Materials that allow light to pass through without distortion are possible, according to a new set of calculations by an international team of researchers.
When a light wave travels through free space, its intensity can be the same everywhere. But as soon as it hits an obstacle, the wave is altered. Scattering and diffraction lead to a superposition of waves, resulting in a complicated pattern of darker and brighter light spots inside the material.
Interference usually results when a wave penetrates a material (top). Waves passing through specially designed non-Hermitian materials, however, remain completely unperturbed. Courtesy of TU Wien.
Specially tailored materials that locally amplify or absorb light could completely suppress such effects.

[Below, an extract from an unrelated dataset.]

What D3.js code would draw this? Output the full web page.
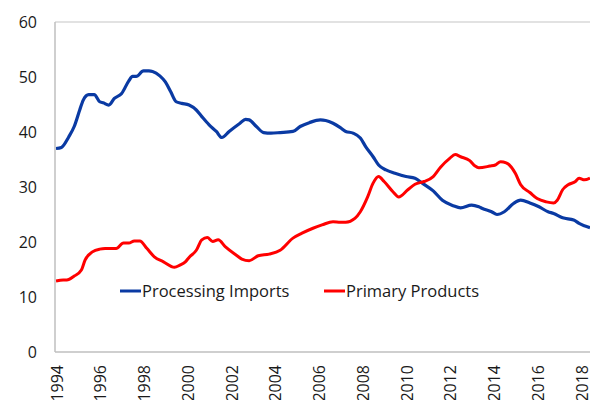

"The result is a light wave with the same brightness at each point in space, just like a wave in free space, even though it travels through a complex, highly structured material," said Konstantinos Makris, a postdoctoral fellow at the Vienna University of Technology (TU Wien). "In some sense, the material is completely invisible to the wave, even though the light passes through the material and interacts with it."
This proposed class of "non-Hermitian" materials differs from metamaterials, which have special structures that allow them to diffract light in unusual ways.
"The light wave is not bent around the object but fully penetrates it," said TU Wien professor Stefan Rotter. "The way the material influences the wave is, however, fully cancelled by a carefully tuned interplay of amplification and absorption."